Вскинулся Ольгерд от этих слов, будто плетью его ожег старый сотник.
- Мне поместье с гетманского плеча без надобности. Есть у меня своя вотчина!
Тарас сочувственно вздохнул, заговорил рассудительно, словно с дитем неразумным.
- Вотчина твоя где, говоришь - на Курщине? Так там ведь уже давно на нее царев человек посажен. Тебе, литвину, чтоб отчие земли вернуть, нужно дождаться чтобы Речь Посполитая снова, как при Смуте, Москву повоевала. А пока что, сам видишь, оглобля в другую сторону смотрит. Воюет царь Алексей Литву, навсегда воюет. Шереметев взял Витебск и Могилев, сам кесарь русский на Вильно двинулся, со дна на день город возьмет. А как возьмет он под руку всю литовскую шляхту, не видать тебе отчих земель, как ушей без зерцала. Так что смирись, обиду поглубже в себя забей и бери, что дают. Это сейчас тебе новые поместья - с гетманского плеча подачка. А жизнь пролетит - глазом моргнуть не успеешь и станут земли эти детям твоим и внукам родовой уже вотчиной. Так что соглашайся, сынок.
Помолчал Ольгерд перед тем как сотника обидеть. Спасителю своему отказывать не хотел, но давно уже принял решение - как первых новобранцев подготовит - уйдет из Лоева. Мысль у него была одна - сходить на войну, талерами разжиться, да успеть выследить Душегубца пока не изловили его стрельцы из разбойного приказа. Каждый вечер, закрывая глаза, он видел родной ольгов, отчий двор и кол, в землю вбитый на том самом месте где стоял конь погубителя, а на колу Душегубца, умирающего в страшных муках..
Он вдохнул, чтобы вымолвить слова отказа, после которых останется лишь собрать пожитки, но осекся от нежданной помехи.
- Дядюшка! Ольгерд! - в дверь залетела с Ольга. Улыбнулась, как жемчуга показала. - Морс клюквенный горячий поспел. Велеть чтоб подали?

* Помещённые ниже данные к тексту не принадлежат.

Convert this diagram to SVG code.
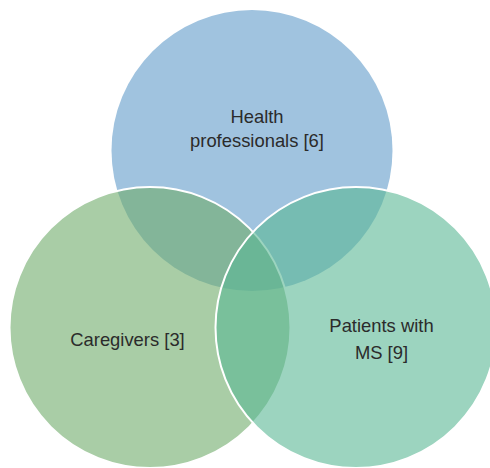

- Вели, дочка, - растаял сотник. Глянул на Ольгерда со значением, усмехнулся себе в усы. - Наш Сарабун глаголит, что напиток сей для здоровья весьма полезен. А уж после тяжких ран - особо. Мы тут сейчас совет свой уже закончим, так что давай, столу приходи. Подарки, что в Чигирине взял, буду тебе показывать.
Девушка всплеснула руками, зарделась и кинулась обратно, хлопотать. Совсем почти ушла, но обернулась, бросила на десятника озорной быстрый взгляд. Перехватил его Ольгерд, в стол потупил глаза. Приготовленные слова застряли вдруг комом в горле. Он нахмурился, глотнул из кружки медовухи и, сам себе удивляясь, словно мыслей иных не держал, выговорил рассудливо:
- Что же, пан сотник. Прав ты, как ни крути. Нечего за журавлем гоняться, коли синица в руки сама летит. Пойду я к тебе на службу.
Разгладились морщины на лбу у старого казака: чуял, видать, что может и отказ получить. Крякнул Тарас довольно, потянул свою саженную руку через весь стол, где в окружении копченостей и солений дожидалась своего часа под сургучом бутыль доброй горилки.